La Navidad no es simplemente una celebración cultural o un periodo de intercambio de regalos; es el momento culminante en el que los cristianos conmemoran el misterio más profundo de nuestra fe: la Encarnación de Jesucristo, Dios hecho hombre.
Este evento no solo marca un antes y un después en la historia de la salvación, sino que también ofrece una renovada esperanza a toda la humanidad. Para los católicos, la Navidad es Cristo porque es el nacimiento del Emmanuel, “Dios con nosotros” (Mt 1:23). Es la manifestación concreta del amor divino que entra en el tiempo y la historia para redimirnos.
El misterio de la Navidad nos invita a contemplar a Cristo, no solo como un niño en el pesebre, sino como el Verbo eterno que “se hizo carne y habitó entre nosotros” (Jn 1:14). Este acto sublime de humildad divina resalta la profundidad de la misericordia de Dios, quien no dudó en asumir nuestra naturaleza humana para salvarnos. Cristo no es simplemente un maestro moral o un profeta, sino el Salvador prometido, el Hijo de Dios que viene a restaurar nuestra relación con el Padre. Por ello, para los católicos, la Navidad no puede separarse de su significado teológico más profundo: la celebración de la presencia de Dios en medio de su pueblo.

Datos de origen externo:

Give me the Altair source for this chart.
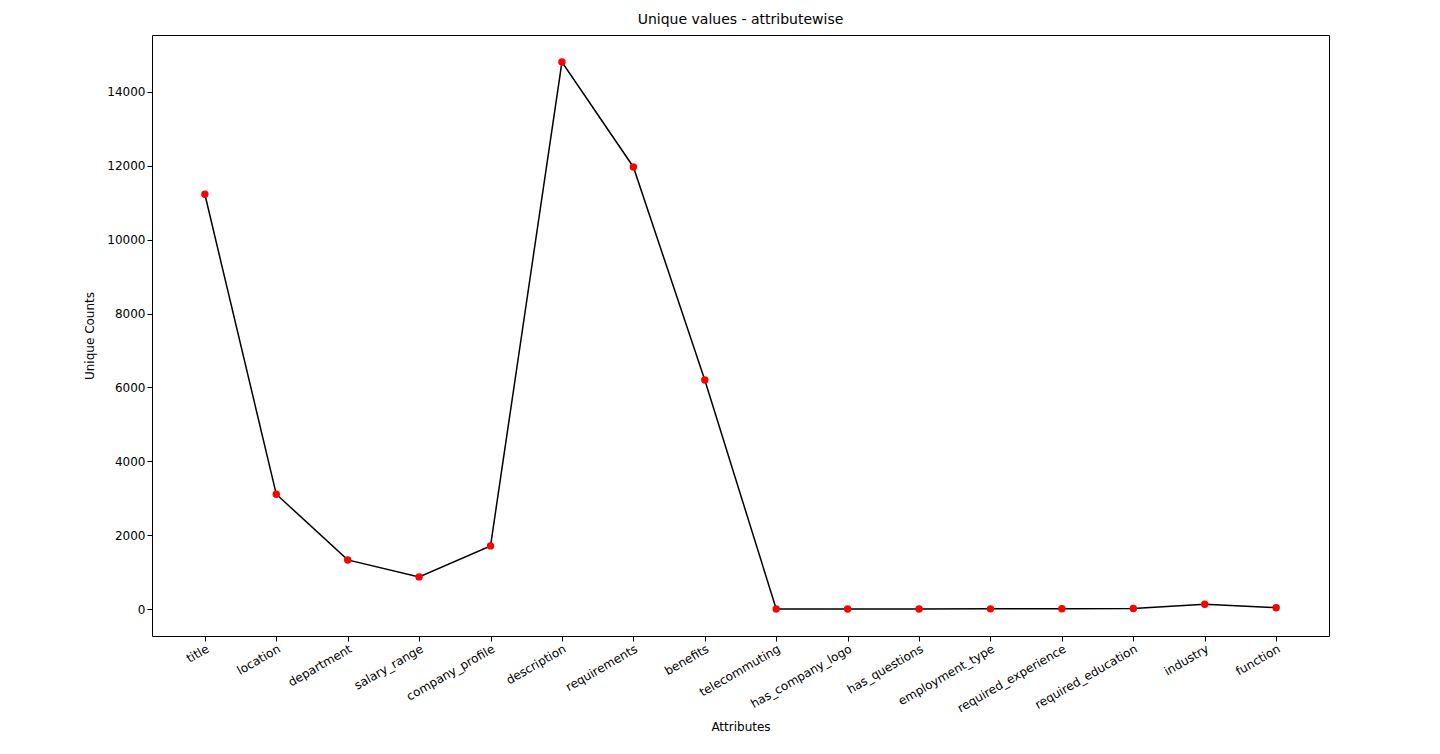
import altair as alt
import pandas as pd

attributes = [
    "title", "location", "department", "salary_range", "company_profile",
    "description", "requirements", "benefits", "telecommuting",
    "has_company_logo", "has_questions", "employment_type",
    "required_experience", "required_education", "industry", "function",
]
unique_counts = [11230, 3110, 1330, 870, 1710, 14810, 11970, 6200,
                 2, 2, 2, 5, 7, 13, 131, 37]

df = pd.DataFrame({"Attribute": attributes, "Count": unique_counts})

font = "DejaVu Sans"
x_enc = alt.X(
    "Attribute:N", sort=attributes, title="Attributes",
    scale=alt.Scale(type="point", padding=0.74),
    axis=alt.Axis(labelAngle=330, labelAlign="right", labelBaseline="top",
                  labelFontSize=12, titleFontSize=12, titleFontWeight="normal",
                  labelColor="black", titleColor="black", tickColor="black",
                  domain=False, labelFont=font, titleFont=font, titlePadding=8),
)
y_enc = alt.Y(
    "Count:Q", title="Unique Counts",
    scale=alt.Scale(domain=[-730, 15543], nice=False, zero=False),
    axis=alt.Axis(values=list(range(0, 15000, 2000)), format="d", grid=False,
                  domain=False, labelFontSize=12, titleFontSize=12,
                  titleFontWeight="normal", labelColor="black", titleColor="black",
                  tickColor="black", labelFont=font, titleFont=font, titlePadding=10),
)

base = alt.Chart(df).encode(x=x_enc, y=y_enc)
line = base.mark_line(color="black", strokeWidth=1.5)
points = base.mark_circle(color="red", size=55, opacity=1)

chart = (
    (line + points)
    .properties(
        width=1177, height=601,
        title=alt.TitleParams("Unique values - attributewise", fontSize=14,
                              fontWeight="normal", font=font, color="black", offset=8),
        autosize=alt.AutoSizeParams(type="none"),
        padding={"left": 144, "top": 27, "right": 100, "bottom": 100},
    )
    .configure_view(stroke="black", strokeWidth=1)
)

chart.save("out.html", embed_options={"renderer": "svg", "actions": False})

En este misterio, María ocupa un lugar crucial. La Iglesia Católica la proclama Theotokos, un título definido en el Concilio de Éfeso en el año 431, que significa “Madre de Dios”. Este título no se refiere únicamente a su maternidad biológica, sino también a su papel teológico como portadora del Verbo encarnado. Al aceptar libremente ser la madre del Salvador, María se convierte en el primer modelo de discipulado, manifestando una fe inquebrantable que responde plenamente al plan divino.

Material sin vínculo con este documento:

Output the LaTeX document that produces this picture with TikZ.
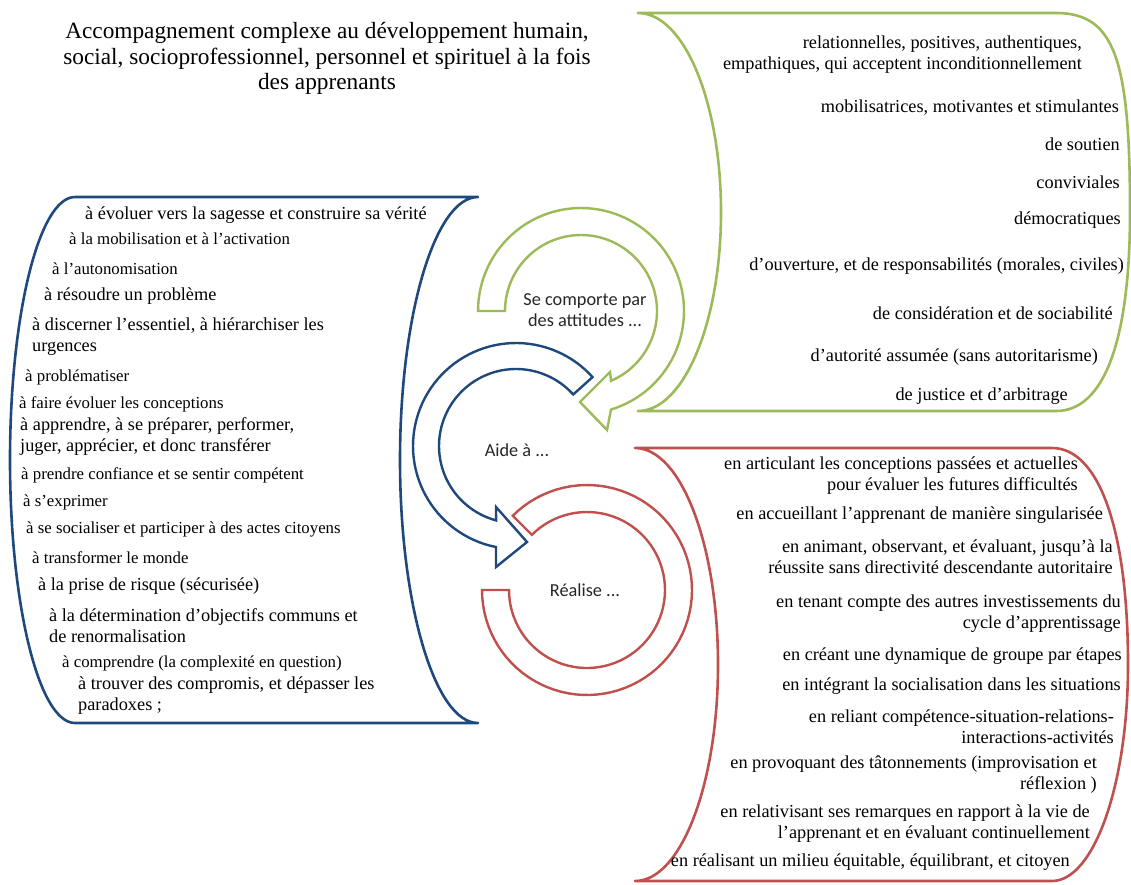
\documentclass[tikz,border=0pt]{standalone}
\usepackage{fontspec}
\setmainfont{Liberation Serif}
\newfontfamily\calibrifont{Carlito}

\definecolor{scrollgreen}{HTML}{9BBB59}
\definecolor{scrollblue}{HTML}{1F497D}
\definecolor{scrollred}{HTML}{C0504D}

\tikzset{
    scrollline/.style={line width=2.6pt, line join=round},
    ringline/.style={line width=2.4pt, line join=miter, fill=white},
    lefttxt/.style={anchor=west, inner sep=0pt, align=left},
    righttxt/.style={anchor=east, inner sep=0pt, align=right},
    bigsize/.style={font=\fontsize{18.3}{21}\selectfont},
    smallsize/.style={font=\fontsize{16.8}{20}\selectfont},
    titletext/.style={inner sep=0pt, align=center, font=\fontsize{23.3}{25.5}\selectfont},
    centerlabel/.style={inner sep=0pt, align=center, text=black!85,
        font=\calibrifont\fontsize{18.3}{21}\selectfont}
}

\begin{document}
\begin{tikzpicture}[x=1pt, y=-1pt]
    \useasboundingbox (0,0) rectangle (1131,884);

    % scroll shapes
    \draw[scrollline, draw=scrollgreen] (638,13) -- (1056,13)
        .. controls (1115,13) and (1130,60) .. (1130,212)
        .. controls (1130,341) and (1104,411) .. (1056,411) -- (638,411)
        .. controls (684,411) and (721,322) .. (721,212)
        .. controls (721,102) and (684,13) .. (638,13) -- cycle;
    \draw[scrollline, draw=scrollblue] (75,197) -- (478,197)
        .. controls (435,197) and (400,315) .. (400,460)
        .. controls (400,605) and (435,723) .. (478,723) -- (75,723)
        .. controls (39,723) and (10,605) .. (10,460)
        .. controls (10,315) and (39,197) .. (75,197) -- cycle;
    \draw[scrollline, draw=scrollred] (635,448) -- (1052,448)
        .. controls (1099,448) and (1128,530) .. (1128,664.5)
        .. controls (1128,784) and (1094,881) .. (1052,881) -- (635,881)
        .. controls (681,881) and (718,784) .. (718,664.5)
        .. controls (718,545) and (681,448) .. (635,448) -- cycle;

    % circular arrows
    \draw[ringline, draw=scrollred]
        plot[domain=-135:180, samples=80] ({587+105*cos(\x)}, {590+105*sin(\x)})
        -- plot[domain=180:-135, samples=80] ({587+78*cos(\x)}, {590+78*sin(\x)}) -- cycle;
    \draw[ringline, draw=scrollblue]
        plot[domain=-42:-258.8, samples=70] ({516+103*cos(\x)}, {446+103*sin(\x)})
        -- (496,567) -- (527,542) -- (496,507)
        -- plot[domain=-255:-42, samples=70] ({516+77*cos(\x)}, {446+77*sin(\x)}) -- cycle;
    \draw[ringline, draw=scrollgreen]
        plot[domain=180:433.06, samples=80] ({581+103*cos(\x)}, {311+103*sin(\x)})
        -- (607,430) -- (580,402) -- (610,372)
        -- plot[domain=426.7:180, samples=80] ({581+76*cos(\x)}, {311+76*sin(\x)}) -- cycle;

    % labels in the middle
    \node[centerlabel] (comporte) at (585,310) {Se comporte par\\des attitudes ...};
    \node[centerlabel] (aide) at (517,450) {Aide à ...};
    \node[centerlabel] (realise) at (585,590) {Réalise ...};

    % title
    \node[titletext] (title) at (327,58.5) {Accompagnement complexe au développement humain,\\
        social, socioprofessionnel, personnel et spirituel à la fois\\des apprenants};

    % attitudes (green)
    \node[righttxt, bigsize] (relation) at (1082,54.5) {relationnelles, positives, authentiques,\\
        empathiques, qui acceptent inconditionnellement};
    \node[righttxt, bigsize] (mobilis) at (1119,108) {mobilisatrices, motivantes et stimulantes};
    \node[righttxt, bigsize] (soutien) at (1120,144) {de soutien};
    \node[righttxt, bigsize] (convivial) at (1120,182) {conviviales};
    \node[righttxt, bigsize] (democrat) at (1121,220) {démocratiques};
    \node[righttxt, bigsize] (ouverture) at (1124,266) {d’ouverture, et de responsabilités (morales, civiles)};
    \node[righttxt, bigsize] (consider) at (1113,313) {de considération et de sociabilité};
    \node[righttxt, bigsize] (autorite) at (1098,357) {d’autorité assumée (sans autoritarisme)};
    \node[righttxt, bigsize] (justice) at (1068,396) {de justice et d’arbitrage};

    % aide (blue)
    \node[lefttxt, bigsize] (sagesse) at (85,215) {à évoluer vers la sagesse et construire sa vérité};
    \node[lefttxt, smallsize] (mobil) at (69,239) {à la mobilisation et à l’activation};
    \node[lefttxt, smallsize] (autonom) at (52,269) {à l’autonomisation};
    \node[lefttxt, bigsize] (resoudre) at (44,296) {à résoudre un problème};
    \node[lefttxt, bigsize] (discerner) at (32,336.5) {à discerner l’essentiel, à hiérarchiser les\\urgences};
    \node[lefttxt, smallsize] (problem) at (25,377) {à problématiser};
    \node[lefttxt, smallsize] (concept) at (19,404) {à faire évoluer les conceptions};
    \node[lefttxt, bigsize] (apprendre) at (20,436.5) {à apprendre, à se préparer, performer,\\
        juger, apprécier, et donc transférer};
    \node[lefttxt, smallsize] (confiance) at (21,475) {à prendre confiance et se sentir compétent};
    \node[lefttxt, smallsize] (exprimer) at (23,502) {à s’exprimer};
    \node[lefttxt, smallsize] (social) at (26,529) {à se socialiser et participer à des actes citoyens};
    \node[lefttxt, smallsize] (monde) at (32,558) {à transformer le monde};
    \node[lefttxt, bigsize] (risque) at (38,586) {à la prise de risque (sécurisée)};
    \node[lefttxt, bigsize] (objectif) at (49,625.5) {à la détermination d’objectifs communs et\\
        de renormalisation};
    \node[lefttxt, smallsize] (comprendre) at (62,663) {à comprendre (la complexité en question)};
    \node[lefttxt, bigsize] (compromis) at (78,695.5) {à trouver des compromis, et dépasser les\\
        paradoxes ;};

    % realise (red)
    \node[righttxt, bigsize] (articul) at (1078,475.5) {en articulant les conceptions passées et actuelles\\
        pour évaluer les futures difficultés};
    \node[righttxt, bigsize] (accueil) at (1103,515) {en accueillant l’apprenant de manière singularisée};
    \node[righttxt, bigsize] (animant) at (1113,557) {en animant, observant, et évaluant, jusqu’à la\\
        réussite sans directivité descendante autoritaire};
    \node[righttxt, bigsize] (tenant) at (1121,614) {en tenant compte des autres investissements du\\
        cycle d’apprentissage};
    \node[righttxt, bigsize] (creant) at (1122,656) {en créant une dynamique de groupe par étapes};
    \node[righttxt, bigsize] (integr) at (1121,686) {en intégrant la socialisation dans les situations};
    \node[righttxt, bigsize] (reliant) at (1114,726.5) {en reliant compétence-situation-relations-\\
        interactions-activités};
    \node[righttxt, bigsize] (provoq) at (1097,775) {en provoquant des tâtonnements (improvisation et\\
        réflexion )};
    \node[righttxt, bigsize] (relativ) at (1090,824) {en relativisant ses remarques en rapport à la vie de\\
        l’apprenant et en évaluant continuellement};
    \node[righttxt, bigsize] (milieu) at (1070,862) {en réalisant un milieu équitable, équilibrant, et citoyen};
\end{tikzpicture}
\end{document}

Es importante destacar que este título no sugiere que María sea divina, sino que subraya su papel único en la economía de la salvación. San Agustín nos recuerda que, aunque su maternidad física es extraordinaria, es su fe la que la hace verdaderamente grande. Al responder “Hágase en mí según tu palabra” (Lc 1:38), María se convierte en la primera discípula de Cristo y en un ejemplo para todos los creyentes.
La devoción a María es una expresión profunda de la fe católica. La Solemnidad de María, Madre de Dios, celebrada el 1° de enero, no solo honra su maternidad, sino que nos invita a reflexionar sobre cómo cada uno de nosotros está llamado a llevar a Cristo al mundo. Como dice Elizabeth Johnson, “al llevarlo en nuestros corazones llenos de amor, llevamos al Salvador al mundo necesitado”. María nos enseña que nuestra relación con Jesús no se limita a la adoración, sino que debe traducirse en una acción concreta que transforme nuestra realidad y la de quienes nos rodean.

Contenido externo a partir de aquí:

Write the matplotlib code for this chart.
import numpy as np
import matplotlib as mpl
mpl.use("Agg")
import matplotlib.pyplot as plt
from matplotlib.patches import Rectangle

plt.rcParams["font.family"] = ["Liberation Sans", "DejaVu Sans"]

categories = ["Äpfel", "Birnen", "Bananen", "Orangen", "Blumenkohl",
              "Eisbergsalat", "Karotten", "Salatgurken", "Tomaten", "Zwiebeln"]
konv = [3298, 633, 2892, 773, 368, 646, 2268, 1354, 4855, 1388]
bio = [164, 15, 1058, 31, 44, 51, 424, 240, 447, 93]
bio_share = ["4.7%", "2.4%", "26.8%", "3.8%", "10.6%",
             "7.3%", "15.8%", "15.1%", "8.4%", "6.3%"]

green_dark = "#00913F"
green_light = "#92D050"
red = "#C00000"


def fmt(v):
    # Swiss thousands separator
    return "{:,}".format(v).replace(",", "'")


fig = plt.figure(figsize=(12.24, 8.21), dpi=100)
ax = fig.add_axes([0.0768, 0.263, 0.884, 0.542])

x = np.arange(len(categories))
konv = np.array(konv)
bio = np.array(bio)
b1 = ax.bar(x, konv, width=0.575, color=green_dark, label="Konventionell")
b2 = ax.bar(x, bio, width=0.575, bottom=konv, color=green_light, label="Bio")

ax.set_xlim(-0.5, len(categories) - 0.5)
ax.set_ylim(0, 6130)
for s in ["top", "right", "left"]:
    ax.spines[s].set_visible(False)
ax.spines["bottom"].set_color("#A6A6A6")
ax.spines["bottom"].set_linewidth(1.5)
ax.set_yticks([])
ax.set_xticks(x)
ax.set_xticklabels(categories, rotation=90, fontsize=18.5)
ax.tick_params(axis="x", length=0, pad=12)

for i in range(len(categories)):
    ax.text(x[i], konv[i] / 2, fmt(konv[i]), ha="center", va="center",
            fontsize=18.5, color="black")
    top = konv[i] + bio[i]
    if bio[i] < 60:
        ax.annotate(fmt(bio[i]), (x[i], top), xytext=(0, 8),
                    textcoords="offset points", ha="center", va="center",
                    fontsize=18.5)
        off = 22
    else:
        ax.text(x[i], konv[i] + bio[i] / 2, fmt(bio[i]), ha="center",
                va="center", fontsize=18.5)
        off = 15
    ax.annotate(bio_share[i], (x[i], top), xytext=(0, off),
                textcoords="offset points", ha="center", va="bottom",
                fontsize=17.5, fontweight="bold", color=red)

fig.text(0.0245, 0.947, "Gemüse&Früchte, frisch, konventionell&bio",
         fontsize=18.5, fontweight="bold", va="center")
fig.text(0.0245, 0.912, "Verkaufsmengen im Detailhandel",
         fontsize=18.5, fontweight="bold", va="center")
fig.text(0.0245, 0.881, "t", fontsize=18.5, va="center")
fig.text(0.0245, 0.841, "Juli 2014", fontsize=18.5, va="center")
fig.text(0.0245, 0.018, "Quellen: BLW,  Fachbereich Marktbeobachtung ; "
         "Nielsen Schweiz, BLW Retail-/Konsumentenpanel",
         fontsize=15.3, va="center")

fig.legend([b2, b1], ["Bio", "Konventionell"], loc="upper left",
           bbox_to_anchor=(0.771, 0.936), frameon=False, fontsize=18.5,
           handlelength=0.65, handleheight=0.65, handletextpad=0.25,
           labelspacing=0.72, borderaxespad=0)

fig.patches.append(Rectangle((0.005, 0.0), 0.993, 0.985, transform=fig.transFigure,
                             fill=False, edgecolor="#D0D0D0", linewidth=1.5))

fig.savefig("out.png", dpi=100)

La Navidad, al recordarnos el papel de María, nos desafía a preguntarnos cómo estamos llevando a Cristo al mundo. Al igual que María, cada uno de nosotros está llamado a ser un portador de Cristo, a manifestar su amor y su verdad en nuestras familias, comunidades y lugares de trabajo. Este llamado no es exclusivo de las mujeres ni de una vocación particular, sino una invitación universal a participar activamente en el plan salvífico de Dios.
En conclusión, celebrar la Navidad es celebrar a Cristo, el regalo más grande que Dios ha dado a la humanidad. Pero también es celebrar a María, la mujer que, con su “sí” incondicional, hizo posible la Encarnación. Al reflexionar sobre este misterio, los católicos no solo miramos al pesebre con asombro, sino que renovamos nuestro compromiso de ser portadores del amor y la esperanza que solo Cristo puede ofrecer al mundo.